1976

La marche à la révolution et son développement seront faits d'alternances, de flux et de reflux, qui s'étendront vraisemblablement sur une longue période. Il y aura des situations confuses. des formes confuses. (...) C'est la conséquence de la contradiction entre la maturité des conditions objectives, et le retard accentué à la solution de la crise de l'humanité qui "se réduit à celle de la direction révolutionnaire". Résoudre cette contradiction est la tâche des organisations qui se réclament de la IV° Internationale, de ses origines, de son programme.


A propos des « 25 thèses sur "La révolution mondiale" » d'E. Mandel

Stéphane Just


L'action du prolétariat arrache réformes et concessions

Mais l'impérialisme a‑t‑il :

« garanti certaines réformes, fait des concessions à la fois à la classe ouvrière dans les pays impérialistes et à la bourgeoisie des pays coloniaux (...) ce qui permit de stabiliser relativement le système durant deux décennies » ?

Cette proposition doit être inversée. La lutte de classe des prolétariats des pays capitalistes avancés, comme la lutte des peuples coloniaux et semi‑coloniaux, depuis la fin de la Deuxième Guerre mondiale, l'instabilité des rapports sociaux et politiques, la menace récurrente de la révolution ont contraint l'impérialisme à céder au prolétariat d'importantes réformes sociales et concessions et à s'appuyer sur les bourgeoisies des pays coloniaux et semi-­coloniaux. Bien entendu, encore fallait‑il qu'il en ait les moyens. Les terribles défaites du prolétariat jusqu'en 1943 ont permis un avilissement de la valeur de la force de travail. Jusqu'aux environs du milieu des années 1950, cela a donné au capital les moyens de reculer sous l'action du prolétariat qui reconquérait dans ce domaine le terrain perdu. La production et la réalisation de la plus-­value dans les conditions évoquées plus haut, l'accroissement de la productivité du travail lui ont encore permis de nouvelles concessions. Mais c'était le produit d'une constante instabilité sociale et politique du système dans son ensemble, correspondant à l'instabilité économique fondamentale.
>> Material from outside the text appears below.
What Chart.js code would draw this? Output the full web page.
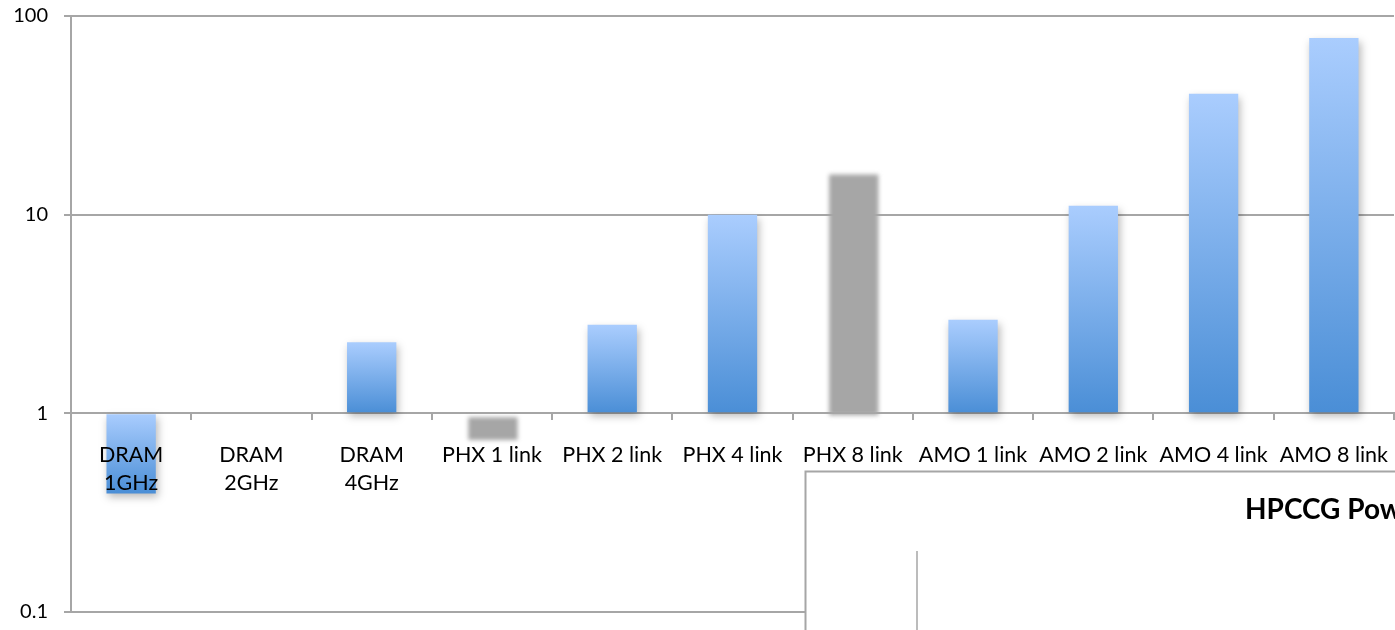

L'exemple européen est démonstratif. Le capital américain, l'État bourgeois américain, ont accordé jusqu'au milieu des années 1950 d'énormes prêts, crédits, souvent à fonds perdus aux différents pays capitalistes d'Europe. Ils étaient indispensables à la reconstruction, à la remise en route, à l'impulsion du capitalisme en ces pays. L'impérialisme US n'a pas, et ne pouvait pas, transformer les bourgeoisies européennes en bourgeoisies compradores. Il a tenté de leur redonner vigueur et santé, (non sans profits, bien sûr, pour le capital américain, et en dictant ses conditions politiques). Pourquoi ? Le camarade Ernest Mandel a raison d'écrire :

« Affirmer que la reconstruction du capitalisme en Europe de l'Ouest, après la Deuxième Guerre mondiale, fut imposée aux USA par la puissance de l'Union soviétique, relève au mieux d'une analyse incomplète, si ce n'est totalement incorrecte. »

Pourtant, affirmer :

« Il faut ajouter que cette reconstruction fut rendue possible par la trahison de la montée révolutionnaire de 1943 à 1948 en Europe de l'Ouest, par les partis staliniens et sociaux‑démocrates. »

c'est juste, mais incomplet. C'est juste, car cette « tra­hison empêcha une percée victorieuse de la révolution socialiste dans cette région ». (et non le bas niveau de la conscience de classe du prolétariat). C'est incomplet car, pour pouvoir contenir le prolétariat, il a fallu l'action politique de la bureaucratie du Kremlin, des PC et des PS, des bureaucraties syndicales, et l'aide économique des USA. Par peur de la révolution prolétarienne en Europe, l'impérialisme américain a remis sur pied les bourgeoisies européennes, leur économie. La force du prolétariat, le menace récurrente de la révolution ont protégé la classe ouvrière, comme classe, d'une profonde dégradation. C'est le prolétariat, ses luttes de classe, qui ont arraché réformes sociales et concessions, lesquelles l'ont à leur tour renforcé socialement et politiquement.

Mais ces réformes sociales, ces concessions, arrachées au capital, lui deviennent de plus en plus insupportables au fur et à mesure que la crise chronique du système impérialiste tend à devenir une crise aiguë, menaçant de disloquer les rapports économiques et tous les rapports bourgeois. La France, depuis bientôt deux décennies, a été un lieu « privilégié » des tentatives de la bourgeoisie et de son État de réduire et de détruire les conquêtes antérieures de la classe ouvrière, des masses exploitées, de la jeunesse, et cela dans tous les domaines, santé, Sécurité sociale, enseignement, formation professionnelle, etc.